## Short exercise
Your task is to write out only the lines running from the line with "Output the web" to the line with "const AXIS_GREY = '#8c8c8c';", both ends kept, with no images.

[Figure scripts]
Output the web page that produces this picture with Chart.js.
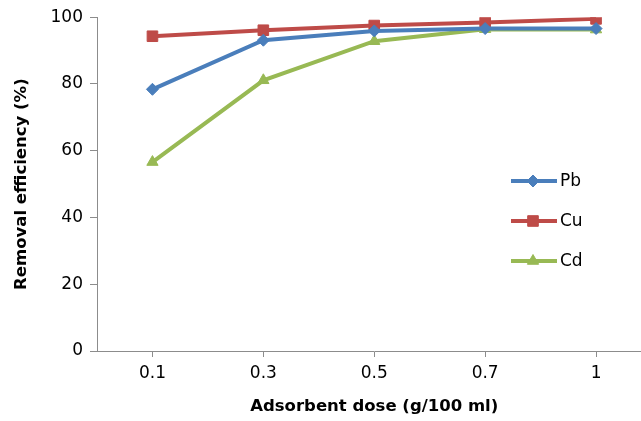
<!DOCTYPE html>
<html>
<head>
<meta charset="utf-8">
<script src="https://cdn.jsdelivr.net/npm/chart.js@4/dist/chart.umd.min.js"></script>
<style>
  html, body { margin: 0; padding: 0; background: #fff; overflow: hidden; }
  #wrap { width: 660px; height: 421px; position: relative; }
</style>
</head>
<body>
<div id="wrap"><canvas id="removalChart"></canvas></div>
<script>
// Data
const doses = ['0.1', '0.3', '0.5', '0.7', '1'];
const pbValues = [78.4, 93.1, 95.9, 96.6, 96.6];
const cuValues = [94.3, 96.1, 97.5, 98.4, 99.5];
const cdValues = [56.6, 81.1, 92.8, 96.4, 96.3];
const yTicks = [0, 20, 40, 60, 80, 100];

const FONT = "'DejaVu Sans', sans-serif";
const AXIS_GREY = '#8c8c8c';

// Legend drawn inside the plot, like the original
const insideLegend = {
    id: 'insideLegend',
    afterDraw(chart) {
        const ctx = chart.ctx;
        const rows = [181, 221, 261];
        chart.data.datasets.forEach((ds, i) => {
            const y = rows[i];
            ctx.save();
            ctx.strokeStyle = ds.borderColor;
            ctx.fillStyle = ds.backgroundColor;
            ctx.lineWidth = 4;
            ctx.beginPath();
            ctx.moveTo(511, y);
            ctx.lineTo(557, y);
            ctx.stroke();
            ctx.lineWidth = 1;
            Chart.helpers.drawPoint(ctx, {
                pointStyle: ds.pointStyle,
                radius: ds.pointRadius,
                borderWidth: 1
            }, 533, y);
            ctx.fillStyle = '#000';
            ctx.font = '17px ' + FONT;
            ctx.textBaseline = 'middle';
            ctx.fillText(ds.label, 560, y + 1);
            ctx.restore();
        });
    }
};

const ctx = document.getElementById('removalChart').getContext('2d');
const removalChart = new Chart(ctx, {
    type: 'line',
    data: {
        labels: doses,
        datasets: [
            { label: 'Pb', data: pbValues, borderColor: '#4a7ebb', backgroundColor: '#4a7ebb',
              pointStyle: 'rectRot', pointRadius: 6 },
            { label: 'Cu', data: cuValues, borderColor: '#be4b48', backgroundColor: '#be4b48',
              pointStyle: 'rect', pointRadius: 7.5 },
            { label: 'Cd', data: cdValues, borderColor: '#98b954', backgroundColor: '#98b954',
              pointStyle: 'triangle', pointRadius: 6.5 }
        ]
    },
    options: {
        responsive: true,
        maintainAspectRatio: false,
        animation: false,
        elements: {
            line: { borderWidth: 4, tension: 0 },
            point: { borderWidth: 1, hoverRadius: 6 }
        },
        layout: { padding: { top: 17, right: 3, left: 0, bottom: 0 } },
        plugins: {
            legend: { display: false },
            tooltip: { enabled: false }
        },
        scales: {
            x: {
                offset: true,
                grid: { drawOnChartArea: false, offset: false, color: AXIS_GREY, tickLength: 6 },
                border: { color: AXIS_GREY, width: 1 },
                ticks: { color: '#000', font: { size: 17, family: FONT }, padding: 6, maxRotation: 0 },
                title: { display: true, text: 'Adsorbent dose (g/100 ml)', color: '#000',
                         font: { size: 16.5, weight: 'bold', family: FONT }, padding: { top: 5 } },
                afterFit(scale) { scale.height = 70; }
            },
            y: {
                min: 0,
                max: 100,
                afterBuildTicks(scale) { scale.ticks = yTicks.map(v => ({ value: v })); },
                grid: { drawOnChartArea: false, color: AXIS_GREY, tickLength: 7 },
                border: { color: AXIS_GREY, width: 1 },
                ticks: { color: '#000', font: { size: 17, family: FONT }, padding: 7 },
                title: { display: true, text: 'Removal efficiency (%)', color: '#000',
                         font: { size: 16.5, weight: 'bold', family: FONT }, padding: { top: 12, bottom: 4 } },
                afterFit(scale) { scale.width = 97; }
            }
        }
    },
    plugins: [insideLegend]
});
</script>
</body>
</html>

---

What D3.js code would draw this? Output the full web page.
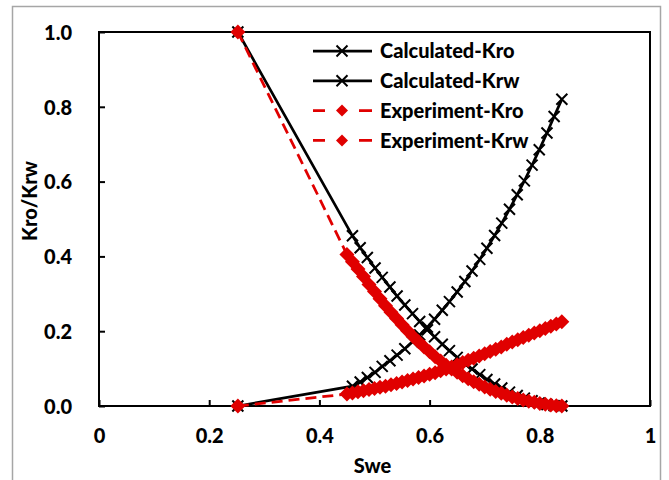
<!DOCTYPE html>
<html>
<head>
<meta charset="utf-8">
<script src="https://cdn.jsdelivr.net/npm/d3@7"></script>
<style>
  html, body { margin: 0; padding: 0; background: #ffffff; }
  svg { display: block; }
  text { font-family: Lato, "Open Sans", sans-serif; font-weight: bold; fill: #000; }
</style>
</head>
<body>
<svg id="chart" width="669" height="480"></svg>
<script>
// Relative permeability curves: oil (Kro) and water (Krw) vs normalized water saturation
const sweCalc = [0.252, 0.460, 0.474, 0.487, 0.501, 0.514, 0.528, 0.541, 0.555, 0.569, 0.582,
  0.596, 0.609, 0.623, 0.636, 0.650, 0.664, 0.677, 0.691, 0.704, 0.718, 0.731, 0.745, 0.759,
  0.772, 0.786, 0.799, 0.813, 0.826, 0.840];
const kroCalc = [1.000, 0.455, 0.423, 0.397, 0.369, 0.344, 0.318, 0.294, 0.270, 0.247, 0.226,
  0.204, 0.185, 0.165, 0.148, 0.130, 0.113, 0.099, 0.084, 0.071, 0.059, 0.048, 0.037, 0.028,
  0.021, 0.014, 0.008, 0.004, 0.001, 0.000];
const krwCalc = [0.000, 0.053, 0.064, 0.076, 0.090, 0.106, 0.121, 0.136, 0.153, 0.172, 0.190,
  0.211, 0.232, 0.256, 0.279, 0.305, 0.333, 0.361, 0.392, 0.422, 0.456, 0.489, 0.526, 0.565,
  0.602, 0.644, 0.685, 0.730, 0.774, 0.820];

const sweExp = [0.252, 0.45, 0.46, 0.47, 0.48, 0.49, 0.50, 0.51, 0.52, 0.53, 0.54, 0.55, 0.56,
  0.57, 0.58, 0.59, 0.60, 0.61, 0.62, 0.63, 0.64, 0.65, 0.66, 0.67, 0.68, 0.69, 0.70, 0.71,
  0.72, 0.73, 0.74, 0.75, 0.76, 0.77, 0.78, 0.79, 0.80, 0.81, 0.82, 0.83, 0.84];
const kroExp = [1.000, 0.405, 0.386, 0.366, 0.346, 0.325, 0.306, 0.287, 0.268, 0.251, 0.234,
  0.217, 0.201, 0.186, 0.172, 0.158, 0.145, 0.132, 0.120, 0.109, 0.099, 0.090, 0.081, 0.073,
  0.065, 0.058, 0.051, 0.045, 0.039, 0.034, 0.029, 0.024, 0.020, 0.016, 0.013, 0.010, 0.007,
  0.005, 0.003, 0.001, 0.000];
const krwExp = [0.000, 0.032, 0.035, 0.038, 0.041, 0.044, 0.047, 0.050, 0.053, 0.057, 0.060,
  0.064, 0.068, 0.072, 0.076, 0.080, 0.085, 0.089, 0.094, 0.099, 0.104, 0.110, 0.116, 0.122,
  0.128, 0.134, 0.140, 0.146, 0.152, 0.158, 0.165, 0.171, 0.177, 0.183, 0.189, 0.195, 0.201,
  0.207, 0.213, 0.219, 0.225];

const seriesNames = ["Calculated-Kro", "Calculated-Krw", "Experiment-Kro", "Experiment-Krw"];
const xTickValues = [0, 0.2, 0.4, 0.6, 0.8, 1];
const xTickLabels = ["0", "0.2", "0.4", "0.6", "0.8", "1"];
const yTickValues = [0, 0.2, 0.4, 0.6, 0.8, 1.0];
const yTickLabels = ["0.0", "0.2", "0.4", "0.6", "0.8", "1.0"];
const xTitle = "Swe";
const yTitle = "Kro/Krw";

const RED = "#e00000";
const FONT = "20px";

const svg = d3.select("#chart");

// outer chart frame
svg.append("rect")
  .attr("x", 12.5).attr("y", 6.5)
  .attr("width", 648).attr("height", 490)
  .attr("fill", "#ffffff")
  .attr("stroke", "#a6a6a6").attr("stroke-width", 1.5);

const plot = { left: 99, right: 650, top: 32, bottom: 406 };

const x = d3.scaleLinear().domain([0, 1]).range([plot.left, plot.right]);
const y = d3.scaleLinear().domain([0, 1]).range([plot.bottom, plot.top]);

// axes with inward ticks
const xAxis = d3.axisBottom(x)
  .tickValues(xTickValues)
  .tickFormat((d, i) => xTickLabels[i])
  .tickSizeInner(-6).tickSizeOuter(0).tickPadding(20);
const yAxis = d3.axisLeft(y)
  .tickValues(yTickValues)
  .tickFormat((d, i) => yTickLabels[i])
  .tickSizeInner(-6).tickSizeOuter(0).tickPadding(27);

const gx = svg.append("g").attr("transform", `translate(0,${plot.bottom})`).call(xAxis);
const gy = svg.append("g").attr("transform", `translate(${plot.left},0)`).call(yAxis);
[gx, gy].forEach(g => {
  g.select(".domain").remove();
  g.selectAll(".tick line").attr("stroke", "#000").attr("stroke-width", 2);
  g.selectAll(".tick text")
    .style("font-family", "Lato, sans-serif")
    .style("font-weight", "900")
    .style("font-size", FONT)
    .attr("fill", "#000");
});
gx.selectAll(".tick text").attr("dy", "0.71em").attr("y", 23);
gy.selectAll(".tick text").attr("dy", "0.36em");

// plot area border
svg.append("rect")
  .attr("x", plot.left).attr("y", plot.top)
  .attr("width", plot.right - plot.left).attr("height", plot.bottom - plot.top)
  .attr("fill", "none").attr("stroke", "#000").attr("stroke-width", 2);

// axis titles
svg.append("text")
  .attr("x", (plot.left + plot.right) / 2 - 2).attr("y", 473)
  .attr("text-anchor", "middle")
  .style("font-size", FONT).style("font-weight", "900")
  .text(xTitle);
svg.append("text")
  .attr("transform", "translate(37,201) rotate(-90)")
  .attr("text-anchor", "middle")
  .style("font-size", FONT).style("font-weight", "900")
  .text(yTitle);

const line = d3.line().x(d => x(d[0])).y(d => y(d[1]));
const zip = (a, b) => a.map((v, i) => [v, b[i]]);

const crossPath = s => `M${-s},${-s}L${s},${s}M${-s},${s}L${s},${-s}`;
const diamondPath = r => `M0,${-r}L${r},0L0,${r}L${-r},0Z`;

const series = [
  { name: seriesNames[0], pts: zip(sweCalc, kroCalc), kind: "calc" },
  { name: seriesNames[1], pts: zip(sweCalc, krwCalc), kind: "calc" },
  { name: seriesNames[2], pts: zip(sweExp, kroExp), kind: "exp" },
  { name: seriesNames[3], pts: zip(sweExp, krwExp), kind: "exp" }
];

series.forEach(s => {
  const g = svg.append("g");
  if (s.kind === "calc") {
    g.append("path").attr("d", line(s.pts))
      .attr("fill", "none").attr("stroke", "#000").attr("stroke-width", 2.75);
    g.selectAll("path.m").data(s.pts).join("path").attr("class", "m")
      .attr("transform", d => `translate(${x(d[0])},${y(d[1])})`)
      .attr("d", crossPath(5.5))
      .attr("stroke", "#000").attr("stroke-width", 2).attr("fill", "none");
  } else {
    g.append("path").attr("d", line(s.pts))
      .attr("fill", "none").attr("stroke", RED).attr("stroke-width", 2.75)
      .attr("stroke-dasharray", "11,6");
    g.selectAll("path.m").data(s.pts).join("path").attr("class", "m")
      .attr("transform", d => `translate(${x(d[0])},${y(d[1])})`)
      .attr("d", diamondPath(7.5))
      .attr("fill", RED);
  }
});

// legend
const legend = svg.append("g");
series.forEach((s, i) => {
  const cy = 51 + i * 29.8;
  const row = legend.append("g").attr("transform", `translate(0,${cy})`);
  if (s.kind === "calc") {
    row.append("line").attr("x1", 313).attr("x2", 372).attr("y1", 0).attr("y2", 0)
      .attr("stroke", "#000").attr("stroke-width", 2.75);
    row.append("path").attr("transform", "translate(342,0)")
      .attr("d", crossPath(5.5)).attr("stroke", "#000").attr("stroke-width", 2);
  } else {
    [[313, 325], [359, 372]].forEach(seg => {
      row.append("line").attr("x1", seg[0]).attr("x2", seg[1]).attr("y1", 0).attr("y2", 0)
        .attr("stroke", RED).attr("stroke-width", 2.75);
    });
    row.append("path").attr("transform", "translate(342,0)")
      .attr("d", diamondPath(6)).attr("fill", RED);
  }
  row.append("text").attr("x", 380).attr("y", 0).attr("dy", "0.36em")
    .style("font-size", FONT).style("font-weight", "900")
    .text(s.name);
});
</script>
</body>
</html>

## Written response
Output the web page that produces this picture with Chart.js.
<!DOCTYPE html>
<html>
<head>
<meta charset="utf-8">
<script src="https://cdn.jsdelivr.net/npm/chart.js@4/dist/chart.umd.min.js"></script>
<style>
  html, body { margin: 0; padding: 0; background: #fff; overflow: hidden; }
  #wrap { width: 660px; height: 421px; position: relative; }
</style>
</head>
<body>
<div id="wrap"><canvas id="removalChart"></canvas></div>
<script>
// Data
const doses = ['0.1', '0.3', '0.5', '0.7', '1'];
const pbValues = [78.4, 93.1, 95.9, 96.6, 96.6];
const cuValues = [94.3, 96.1, 97.5, 98.4, 99.5];
const cdValues = [56.6, 81.1, 92.8, 96.4, 96.3];
const yTicks = [0, 20, 40, 60, 80, 100];

const FONT = "'DejaVu Sans', sans-serif";
const AXIS_GREY = '#8c8c8c';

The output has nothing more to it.